NEW YORK: Long-dated US Treasury yields edged lower on Wednesday on month-end buying and lingering concerns over Greece, while shorter-dated yields were mostly stable after the fears over Greece offset new supply.
The dip in 30-year Treasury yields marked their second straight daily decline and pushed the yields to their lowest in 2-1/2 weeks, at 2.87 percent. Demand was partly driven by investors purchasing bonds to readjust portfolios ahead of month-end.
Analysts have said that a decrease in new corporate supply this week has also helped prices on 30-year Treasury bonds, which move inversely to yields.
"We've found some stability in the long-end, with month-end buying and less investment-grade supply," said Justin Lederer, Treasury strategist at Cantor Fitzgerald in New York.

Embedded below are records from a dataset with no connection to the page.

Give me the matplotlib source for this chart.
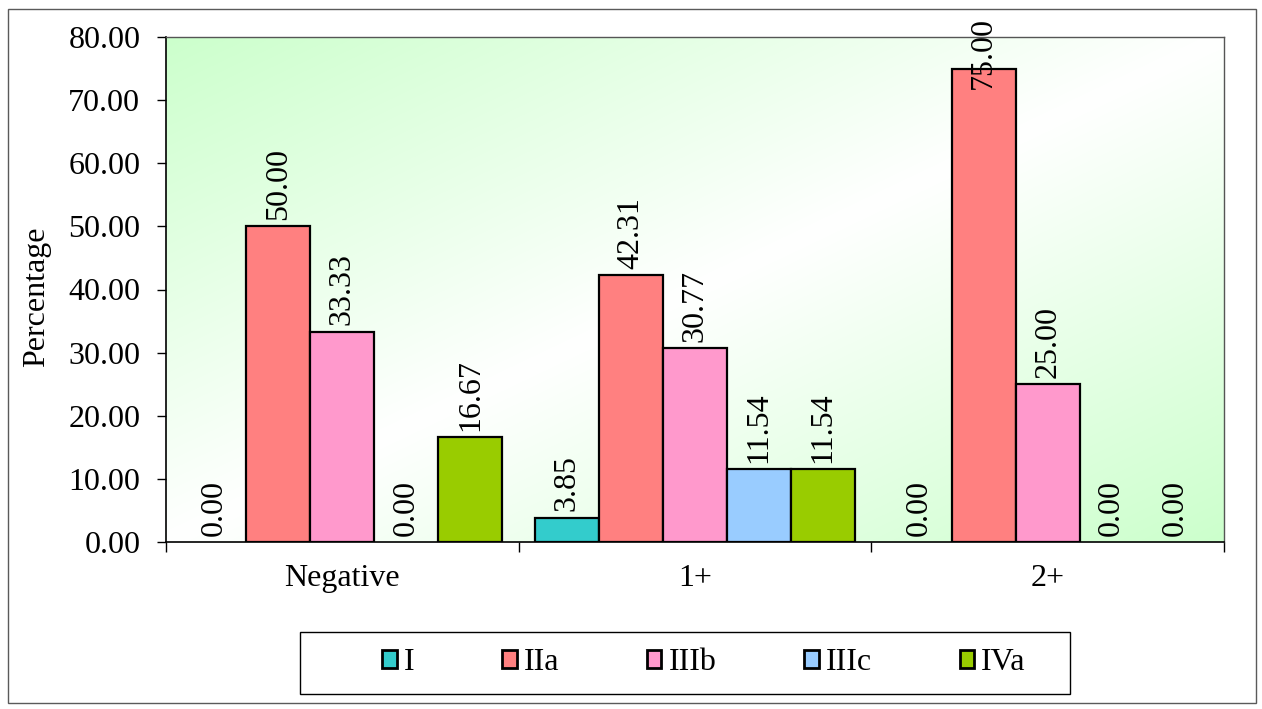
import numpy as np
import matplotlib
matplotlib.use("Agg")
import matplotlib.pyplot as plt
from matplotlib.patches import Rectangle, Patch
from matplotlib.ticker import FormatStrFormatter, FixedLocator

plt.rcParams['font.family'] = ['Liberation Serif', 'DejaVu Serif']

categories = ['Negative', '1+', '2+']
series_names = ['I', 'IIa', 'IIIb', 'IIIc', 'IVa']
vals_I = [0.00, 3.85, 0.00]
vals_IIa = [50.00, 42.31, 75.00]
vals_IIIb = [33.33, 30.77, 25.00]
vals_IIIc = [0.00, 11.54, 0.00]
vals_IVa = [16.67, 11.54, 0.00]
series_values = [vals_I, vals_IIa, vals_IIIb, vals_IIIc, vals_IVa]
colors = ['#33CCCC', '#FF8080', '#FF99CC', '#99CCFF', '#99CC00']
y_ticks = [0, 10, 20, 30, 40, 50, 60, 70, 80]

FS = 23
W, H = 1262, 709
fig = plt.figure(figsize=(W / 100, H / 100), dpi=100)

# outer chart border
fig.patches.append(Rectangle((8 / W, 1 - 703 / H), (1256 - 8) / W, (703 - 9) / H,
                             transform=fig.transFigure, fill=False,
                             edgecolor='#5a5a5a', linewidth=1.0))

ax = fig.add_axes([166 / W, 1 - 542 / H, (1224 - 166) / W, (542 - 37) / H])
ax.set_facecolor('none')

# diagonal green-white-green background
ny, nx = 200, 400
u = np.linspace(0, 1, nx)[None, :]
v = np.linspace(0, 1, ny)[:, None]
f = np.abs(u + v - 1.0)
green = np.array([0.80, 1.0, 0.80])
img = (1 - f)[..., None] * np.ones(3) + f[..., None] * green
ax.imshow(img, extent=[0, 1, 0, 1], transform=ax.transAxes, aspect='auto',
          origin='upper', zorder=0, interpolation='bilinear')

x = np.arange(len(categories))
bw = 0.1815
labels = []
for i, (name, vals, c) in enumerate(zip(series_names, series_values, colors)):
    pos = x + (i - 2) * bw
    lws = [1.6 if v_ != 0 else 0 for v_ in vals]
    ax.bar(pos, vals, width=bw, color=c, edgecolor='black', linewidth=lws,
           zorder=2, label=name)
    for px, val in zip(pos, vals):
        t = ax.annotate(f'{val:.2f}', (px, val), xytext=(0, 4.5),
                        textcoords='offset points', rotation=90,
                        ha='center', va='bottom', fontsize=FS, zorder=3,
                        annotation_clip=False)
        labels.append(t)

ax.set_xlim(-0.5, 2.5)
ax.set_ylim(0, 80)
ax.set_yticks(y_ticks)
ax.yaxis.set_major_formatter(FormatStrFormatter('%.2f'))
ax.set_xticks(x)
ax.set_xticklabels(categories)
ax.xaxis.set_minor_locator(FixedLocator([-0.5, 0.5, 1.5, 2.5]))
ax.tick_params(axis='y', direction='out', length=6.5, width=1, pad=12,
               labelsize=FS, colors='black')
ax.tick_params(axis='x', which='major', length=0, pad=16, labelsize=FS)
ax.tick_params(axis='x', which='minor', direction='out', length=7, width=1)

for s in ['left', 'bottom']:
    ax.spines[s].set_color('black')
    ax.spines[s].set_linewidth(1.2)
for s in ['top', 'right']:
    ax.spines[s].set_color('#555555')
    ax.spines[s].set_linewidth(1.0)
ax.spines['bottom'].set_zorder(4)

fig.text(37 / W, 1 - 297 / H, 'Percentage', rotation=90, ha='center',
         va='center', fontsize=FS)

# legend frame and entries
fig.patches.append(Rectangle((300 / W, 1 - 694 / H), (1070 - 300) / W, (694 - 632) / H,
                             transform=fig.transFigure, fill=False,
                             edgecolor='black', linewidth=1.0))
handles = [Patch(facecolor=c, edgecolor='black', linewidth=2.0) for c in colors]
fig.legend(handles, series_names, loc='center',
           bbox_to_anchor=(704 / W, 1 - 663 / H), ncol=5, frameon=False,
           fontsize=FS, handlelength=0.45, handleheight=0.5,
           handletextpad=0.22, columnspacing=2.75, borderpad=0)

# keep value labels inside the chart area
fig.canvas.draw()
r = fig.canvas.get_renderer()
top_limit = fig.bbox.height - 17
for t in labels:
    bb = t.get_window_extent(r)
    if bb.y1 > top_limit:
        dx, dy = t.xyann
        t.xyann = (dx, dy - (bb.y1 - top_limit) * 72 / fig.dpi)

fig.savefig('out.png', dpi=100)
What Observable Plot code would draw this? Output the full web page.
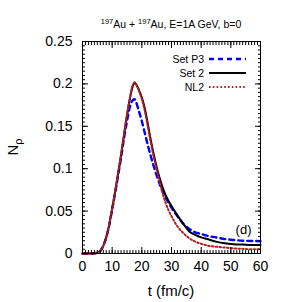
<!DOCTYPE html>
<html>
<head>
<meta charset="utf-8">
<script src="https://cdn.jsdelivr.net/npm/d3@7"></script>
<script src="https://cdn.jsdelivr.net/npm/@observablehq/plot@0.6"></script>
<style>
  html, body { margin: 0; padding: 0; background: #fff; }
  #chart { width: 288px; height: 302px; }
</style>
</head>
<body>
<div id="chart"></div>
<script>
// ---- data ----
const tValues = [0, 2, 4, 5, 6, 7, 8, 9, 10, 11, 12, 13, 14, 15, 16, 17, 17.5, 18, 19, 20, 21, 22, 23, 24, 25, 26, 27, 28, 29, 30, 32, 34, 36, 38, 40, 42, 45, 48, 51, 54, 57, 60];
const setP3 = [0, 0, 0.0003, 0.0008, 0.003, 0.009, 0.019, 0.033, 0.052, 0.071, 0.092, 0.113, 0.136, 0.156, 0.173, 0.181, 0.182, 0.179, 0.168, 0.156, 0.142, 0.128, 0.115, 0.103, 0.092, 0.082, 0.073, 0.066, 0.060, 0.054, 0.044, 0.035, 0.029, 0.025, 0.023, 0.021, 0.019, 0.017, 0.016, 0.015, 0.0148, 0.0145];
const set2 = [0, 0, 0.0003, 0.0008, 0.003, 0.009, 0.019, 0.034, 0.053, 0.073, 0.094, 0.116, 0.140, 0.163, 0.183, 0.198, 0.201, 0.200, 0.193, 0.184, 0.171, 0.153, 0.134, 0.117, 0.102, 0.089, 0.078, 0.069, 0.062, 0.056, 0.045, 0.035, 0.026, 0.022, 0.019, 0.017, 0.014, 0.012, 0.011, 0.0105, 0.010, 0.010];
const nl2 = [0, 0, 0.0003, 0.0008, 0.003, 0.009, 0.019, 0.034, 0.053, 0.073, 0.095, 0.117, 0.141, 0.164, 0.184, 0.199, 0.202, 0.200, 0.192, 0.182, 0.168, 0.150, 0.131, 0.114, 0.099, 0.085, 0.071, 0.060, 0.051, 0.044, 0.032, 0.024, 0.018, 0.014, 0.0115, 0.0095, 0.008, 0.007, 0.006, 0.0055, 0.005, 0.005];

const seriesNames = ["Set P3", "Set 2", "NL2"];
const seriesValues = [setP3, set2, nl2];
const seriesColors = ["#0000ff", "#000000", "#b22222"];
const seriesDash = ["5,4", null, "1.6,2.2"];
const seriesWidth = [2.4, 2, 2];

const xTicks = [0, 10, 20, 30, 40, 50, 60];
const xTickLabels = ["0", "10", "20", "30", "40", "50", "60"];
const xMinor = d3.range(0, 61, 1);
const yTicks = [0, 0.05, 0.1, 0.15, 0.2, 0.25];
const yTickLabels = ["0", "0.05", "0.1", "0.15", "0.2", "0.25"];
const yMinor = d3.range(0, 51, 1).map(i => i * 0.005);

const panelLabel = "(d)";
const xLabel = "t (fm/c)";

const rows = [];
seriesNames.forEach((name, s) => {
  tValues.forEach((t, i) => rows.push({series: name, t, v: seriesValues[s][i]}));
});

const ML = 82, MR = 28, MT = 41, MB = 49, W = 288, H = 302;
const font = "'Liberation Sans', Arial, Helvetica, sans-serif";

const lineMarks = seriesNames.map((name, s) =>
  Plot.line(rows.filter(d => d.series === name), {
    x: "t", y: "v", stroke: seriesColors[s], strokeWidth: seriesWidth[s],
    strokeDasharray: seriesDash[s], curve: "monotone-x"
  })
);

const chart = Plot.plot({
  width: W, height: H,
  marginLeft: ML, marginRight: MR, marginTop: MT, marginBottom: MB,
  style: {fontFamily: font, fontSize: "14px", color: "#000", background: "#fff"},
  x: {domain: [0, 60], label: null},
  y: {domain: [0, 0.25], label: null},
  marks: [
    ...lineMarks,
    Plot.axisX({anchor: "bottom", ticks: xTicks, tickSize: 0, tickPadding: 8, tickFormat: (d, i) => xTickLabels[i], fontSize: 14, label: null}),
    Plot.axisX({anchor: "bottom", ticks: xMinor, tickSize: -3, tickFormat: () => "", label: null}),
    Plot.axisX({anchor: "bottom", ticks: xTicks, tickSize: -6, tickFormat: () => "", label: null}),
    Plot.axisX({anchor: "top", ticks: xMinor, tickSize: -3, tickFormat: () => "", label: null}),
    Plot.axisX({anchor: "top", ticks: xTicks, tickSize: -6, tickFormat: () => "", label: null}),
    Plot.axisY({anchor: "left", ticks: yTicks, tickSize: 0, tickPadding: 10, tickFormat: (d, i) => yTickLabels[i], fontSize: 14, label: null}),
    Plot.axisY({anchor: "left", ticks: yMinor, tickSize: -3, tickFormat: () => "", label: null}),
    Plot.axisY({anchor: "left", ticks: yTicks, tickSize: -6, tickFormat: () => "", label: null}),
    Plot.axisY({anchor: "right", ticks: yMinor, tickSize: -3, tickFormat: () => "", label: null}),
    Plot.axisY({anchor: "right", ticks: yTicks, tickSize: -6, tickFormat: () => "", label: null}),
    Plot.frame({stroke: "#000", strokeWidth: 1}),
    Plot.text([panelLabel], {frameAnchor: "bottom-right", dx: -9, dy: -20, fontSize: 13, textAnchor: "end"})
  ]
});

document.getElementById("chart").appendChild(chart);

const svg = d3.select(chart);
const cx = (ML + (W - MR)) / 2;

// title with superscripts
const title = svg.append("text")
  .attr("x", cx).attr("y", 28)
  .attr("text-anchor", "middle")
  .attr("font-family", font).attr("font-size", 10.5).attr("fill", "#000");
title.append("tspan").attr("font-size", 7.5).attr("dy", -4).text("197");
title.append("tspan").attr("dy", 4).text("Au + ");
title.append("tspan").attr("font-size", 7.5).attr("dy", -4).text("197");
title.append("tspan").attr("dy", 4).text("Au, E=1A GeV, b=0");

// x label
svg.append("text")
  .attr("x", cx).attr("y", 296)
  .attr("text-anchor", "middle")
  .attr("font-family", font).attr("font-size", 15).attr("fill", "#000")
  .text(xLabel);

// y label N_rho
const yl = svg.append("text")
  .attr("transform", `translate(18, ${(MT + (H - MB)) / 2}) rotate(-90)`)
  .attr("text-anchor", "middle")
  .attr("font-family", font).attr("font-size", 15).attr("fill", "#000");
yl.append("tspan").text("N");
yl.append("tspan").attr("font-size", 11).attr("dy", 4).text("ρ");

// legend
const fr = W - MR;
seriesNames.forEach((name, s) => {
  const y = MT + 18 + s * 14;
  svg.append("text")
    .attr("x", fr - 56).attr("y", y).attr("dy", "0.35em")
    .attr("text-anchor", "end")
    .attr("font-family", font).attr("font-size", 10.5).attr("fill", "#000")
    .text(name);
  svg.append("line")
    .attr("x1", fr - 51).attr("x2", fr - 14)
    .attr("y1", y).attr("y2", y)
    .attr("stroke", seriesColors[s]).attr("stroke-width", seriesWidth[s])
    .attr("stroke-dasharray", seriesDash[s]);
});
</script>
</body>
</html>
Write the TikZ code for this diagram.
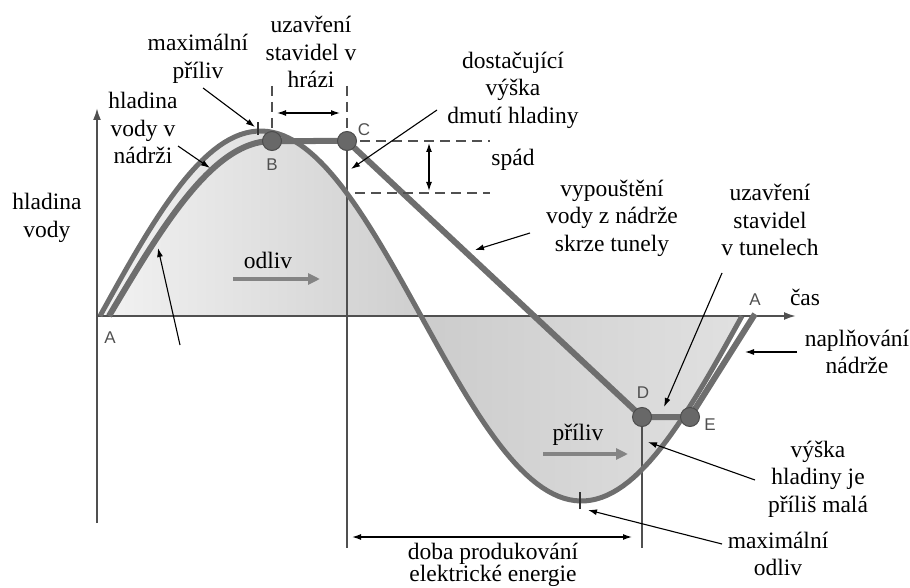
\documentclass[tikz,border=0pt]{standalone}
\usepackage{fontspec}
\setmainfont{Liberation Serif}
\newfontfamily\bodfont{Liberation Sans}
\usetikzlibrary{arrows.meta}
\definecolor{sedaKrivka}{HTML}{6E6E6E}
\definecolor{sedaOsa}{HTML}{505050}
\definecolor{sedaBod}{HTML}{686868}
\tikzset{
  popis/.style={font=\fontsize{23.5}{27.5}\selectfont, align=center, inner sep=0pt, text=black},
  pismeno/.style={font=\bodfont\fontsize{17}{17}\selectfont, text=sedaOsa, inner sep=0pt},
  sipka/.style={-{Latex[length=9pt,width=6pt]}, line width=1.1pt},
  dvojsipka/.style={{Latex[length=9pt,width=6pt]}-{Latex[length=9pt,width=6pt]}, line width=1.3pt},
  tok/.style={-{Triangle[length=12pt,width=11pt]}, line width=3.5pt, sedaKrivka!85},
  carkovane/.style={dash pattern=on 10pt off 6pt, line width=1.3pt, sedaOsa},
  kruh/.style={circle, fill=sedaBod, draw=black!70, line width=1pt, minimum size=19pt, inner sep=0pt},
}
\begin{document}
\begin{tikzpicture}[x=1pt, y=-1pt]
\useasboundingbox (0,0) rectangle (910,588);
% Body hladiny v nádrži
\coordinate (A1) at (109,316);
\coordinate (B) at (272,141);
\coordinate (C) at (347,141);
\coordinate (D) at (642,417);
\coordinate (E) at (690,417);
\coordinate (A2) at (755,314);
% Maximální příliv a odliv
\coordinate (maxP) at (258,128);
\coordinate (minO) at (580,501);
% Stínování mezi křivkou přílivu a osou
\shade[left color=gray!10, right color=gray!38] plot[domain=100:421, samples=60] (\x,{316-185*sin((\x-100)/642*360)}) -- cycle;
\shade[left color=gray!40, right color=gray!24] plot[domain=421:742, samples=60] (\x,{316-185*sin((\x-100)/642*360)}) -- cycle;
% Svislé čáry pod C a D
\draw[sedaOsa, line width=1.8pt] (C) -- (347,548);
\draw[sedaOsa, line width=1.8pt] (D) -- (642,548);
% Osy
\draw[sedaOsa, line width=2pt, -{Latex[length=12pt,width=8pt]}] (97,523) -- (97,108);
\draw[sedaOsa, line width=2pt, -{Latex[length=12pt,width=8pt]}] (97,316) -- (796,316);
% Křivka přílivu a odlivu
\draw[sedaKrivka, line width=5pt] plot[domain=100:742, samples=120] (\x,{316-185*sin((\x-100)/642*360)});
% Hladina v nádrži A-B-C-D-E-A
\draw[sedaKrivka, line width=6pt, line join=round] plot[domain=109:272, samples=60] (\x,{316-175*sin((\x-109)/163*90)}) -- (C) -- (D) -- (E) -- (A2);
\foreach \b in {B,C,D,E} {
\node[kruh] (k\b) at (\b) {};
}
% Písmena bodů
\node[pismeno] (lA1) at (110,338) {A};
\node[pismeno] (lB) at (272,165) {B};
\node[pismeno] (lC) at (364,130) {C};
\node[pismeno] (lD) at (643,393) {D};
\node[pismeno] (lE) at (710,425) {E};
\node[pismeno] (lA2) at (755,300) {A};
% Značky maxima a minima
\draw[black!80, line width=1.2pt] ([yshift=-7pt]maxP) -- ([yshift=6pt]maxP);
\draw[black!80, line width=1.2pt] ([yshift=-8pt]minO) -- ([yshift=9pt]minO);
% Čárkované čáry a rozměry
\draw[carkovane] (272,86) -- (272,128);
\draw[carkovane] (347,86) -- (347,128);
\draw[carkovane] (360,141) -- (490,141);
\draw[carkovane] (355,193) -- (490,193);
\coordinate (hrazL) at (277,113);
\coordinate (hrazP) at (340,113);
\coordinate (spadH) at (429,143);
\coordinate (spadD) at (429,191);
\coordinate (dobaL) at (352,537);
\coordinate (dobaP) at (632,537);
\draw[dvojsipka] (hrazL) -- (hrazP);
\draw[dvojsipka] (spadH) -- (spadD);
\draw[dvojsipka] (dobaL) -- (dobaP);
% Popisy
\node[popis] (hlVody) at (47,218) {hladina\\vody};
\node[popis] (hlNadrz) at (143,128) {hladina\\vody v\\nádrži};
\node[popis] (maxPrl) at (198,59) {maximální\\příliv};
\node[popis] (uzHraz) at (311,52) {uzavření\\stavidel v\\hrázi};
\node[popis] (dostTxt) at (513,90) {dostačující\\výška\\dmutí hladiny};
\node[popis] (spadTxt) at (513,160) {spád};
\node[popis] (vypTxt) at (612,218) {vypouštění\\vody z nádrže\\skrze tunely};
\node[popis] (uzTun) at (770,220) {uzavření\\stavidel\\v tunelech};
\node[popis] (casTxt) at (805,297) {čas};
\node[popis] (naplTxt) at (857,352) {naplňování\\nádrže};
\node[popis] (odlivTxt) at (268,260) {odliv};
\node[popis] (prilivTxt) at (578,435) {příliv};
\node[popis] (vyskaTxt) at (818,479) {výška\\hladiny je\\příliš malá};
\node[popis] (maxOdl) at (778,554) {maximální\\odliv};
\node[popis, font=\fontsize{23.5}{21}\selectfont, anchor=south] (dobaTxt) at (493,587) {doba produkování\\elektrické energie};
% Směr proudění
\coordinate (odlivZ) at (233,279);
\coordinate (odlivK) at (320,279);
\coordinate (prilivZ) at (543,454);
\coordinate (prilivK) at (628,454);
\draw[tok] (odlivZ) -- (odlivK);
\draw[tok] (prilivZ) -- (prilivK);
% Odkazové šipky
\coordinate (hlNadrzZ) at (178,146);
\coordinate (hlNadrzK) at (210,168);
\coordinate (prilivCZ) at (180,345);
\coordinate (prilivCK) at (158,248);
\coordinate (maxPZ) at (203,88);
\coordinate (maxPK) at (255,127);
\coordinate (dostZ) at (437,110);
\coordinate (dostK) at (351,169);
\coordinate (vypZ) at (530,233);
\coordinate (vypK) at (475,250);
\coordinate (uzTunZ) at (722,273);
\coordinate (uzTunK) at (664,407);
\coordinate (naplZ) at (797,352);
\coordinate (naplK) at (745,352);
\coordinate (vyskaZ) at (755,480);
\coordinate (vyskaK) at (648,442);
\coordinate (maxOZ) at (722,544);
\coordinate (maxOK) at (588,510);
\draw[sipka] (hlNadrzZ) -- (hlNadrzK);
\draw[sipka] (prilivCZ) -- (prilivCK);
\draw[sipka] (maxPZ) -- (maxPK);
\draw[sipka] (dostZ) -- (dostK);
\draw[sipka] (vypZ) -- (vypK);
\draw[sipka] (uzTunZ) -- (uzTunK);
\draw[sipka] (naplZ) -- (naplK);
\draw[sipka] (vyskaZ) -- (vyskaK);
\draw[sipka] (maxOZ) -- (maxOK);
\end{tikzpicture}
\end{document}
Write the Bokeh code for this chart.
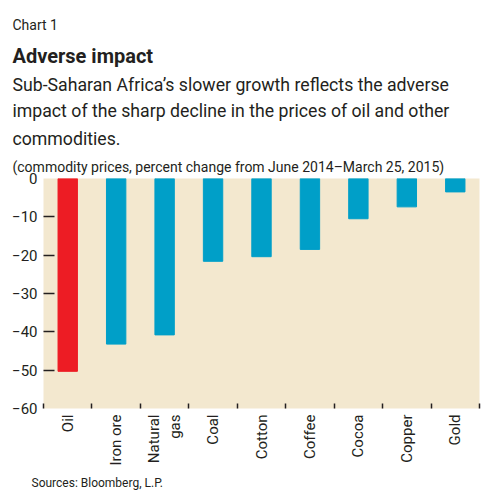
import math

from bokeh.plotting import figure
from bokeh.models import Range1d, FixedTicker, LinearAxis, ColumnDataSource, Title
from bokeh.embed import file_html
from bokeh.resources import INLINE

# leading no-break spaces keep "gas" flush with "Natural" on the rotated label
categories = ["Oil", "Iron ore", "Natural\n" + "\u00a0" * 6 + "gas", "Coal", "Cotton",
              "Coffee", "Cocoa", "Copper", "Gold"]
changes = [-50.3, -43.2, -40.8, -21.6, -20.4, -18.5, -10.5, -7.4, -3.5]
bar_colors = ["#ed1c24"] + ["#009fc8"] * 8
y_ticks = [0, -10, -20, -30, -40, -50, -60]

FONT = "Roboto"
INK = "#231f20"

x_pos = [i + 0.5 for i in range(len(categories))]
src = ColumnDataSource(dict(x=x_pos, top=changes, color=bar_colors))

p = figure(width=484, height=494, output_backend="svg", toolbar_location=None,
           x_range=Range1d(0, len(categories)), y_range=Range1d(-60, 0),
           min_border_left=43, min_border_right=5, min_border_top=178,
           min_border_bottom=86, x_axis_location=None, y_axis_location=None)
p.background_fill_color = "#f3e8cf"
p.border_fill_color = "white"
p.outline_line_color = None
p.xgrid.visible = False
p.ygrid.visible = False

p.vbar(x="x", top="top", bottom=0, width=0.4, color="color", source=src)

# y axis: labels on major ticks, marks drawn as minor ticks
yaxis = LinearAxis(ticker=FixedTicker(ticks=y_ticks, minor_ticks=y_ticks[1:-1]))
yaxis.axis_line_color = None
yaxis.major_tick_in = 0
yaxis.major_tick_out = 0
yaxis.minor_tick_in = 11
yaxis.minor_tick_out = 0
yaxis.minor_tick_line_color = INK
yaxis.minor_tick_line_width = 1.5
yaxis.major_label_text_font = FONT
yaxis.major_label_text_font_size = "15px"
yaxis.major_label_text_color = INK
yaxis.major_label_standoff = 6
p.add_layout(yaxis, "left")

# x axis: category labels at centres, tick marks at boundaries
xaxis = LinearAxis(ticker=FixedTicker(ticks=x_pos,
                                      minor_ticks=list(range(len(categories) + 1))))
xaxis.major_label_overrides = {x: c for x, c in zip(x_pos, categories)}
xaxis.major_label_orientation = math.pi / 2
xaxis.axis_line_color = None
xaxis.major_tick_in = 0
xaxis.major_tick_out = 0
xaxis.minor_tick_in = 5
xaxis.minor_tick_out = 0
xaxis.minor_tick_line_color = INK
xaxis.minor_tick_line_width = 1.5
xaxis.major_label_text_font = FONT
xaxis.major_label_text_font_size = "15px"
xaxis.major_label_text_color = INK
xaxis.major_label_standoff = 6
p.add_layout(xaxis, "below")


def heading(text, size, side="above", offset=-31, standoff=0, bold=False):
    p.add_layout(Title(text=text, align="left", offset=offset, standoff=standoff,
                       text_font=FONT, text_font_size=size, text_color=INK,
                       text_font_style="bold" if bold else "normal"), side)


# added from the plot outwards
heading("(commodity prices, percent change from June 2014\u2013March 25, 2015)", "14px",
        standoff=7)
heading("commodities.", "17.7px", standoff=9)
heading("impact of the sharp decline in the prices of oil and other", "17.7px", standoff=4)
heading("Sub-Saharan Africa\u2019s slower growth reflects the adverse", "17.7px", standoff=3)
heading("Adverse impact", "20px", standoff=8, bold=True)
heading("Chart 1", "14px", standoff=9)
heading("Sources: Bloomberg, L.P.", "12px", side="below", offset=-12, standoff=10)

open("out.html", "w").write(file_html(p, INLINE))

Concerns over Greece also spurred some demand for safe-haven Treasuries. While a government official said Wednesday that Greece and its creditors were starting to draft a technical-level agreement that will include no more wage or pension cuts, German Finance Minister Wolfgang Schaeuble said there was not much progress in the Greek debt talks.
The Schaeuble comments brought traders "back to reality," said Sean Murphy, a Treasuries trader at Societe Generale in New York. "There's a still a lot to play out with the Greece situation," he added.
Greece has to repay the International Monetary Fund 300 million euros on June 5, the first of four installments due in June that total 1.6 billion euros.
Yields on shorter-dated notes were little changed, with the fears over Greece leading some investors to seek Treasury debt with a maturity of less than 30 years, while new supply capped demand. Investors typically sell US government debt to make room for new supply.
The US Treasury Department sold $35 billion of five-year notes to solid investor demand at a yield of 1.560 percent, up from 1.380 percent at the prior auction in April and the highest since December.
Traders looked ahead to Thursday's release of weekly US jobless claims data and Friday's preliminary first-quarter US gross domestic product data.
Benchmark 10-year US Treasury notes were last mostly flat in price to yield 2.13 percent, from a yield of 2.14 percent late on Tuesday. US five-year notes were last down 1/32 to yield 1.53 percent, from a yield of 1.52 percent late on Tuesday.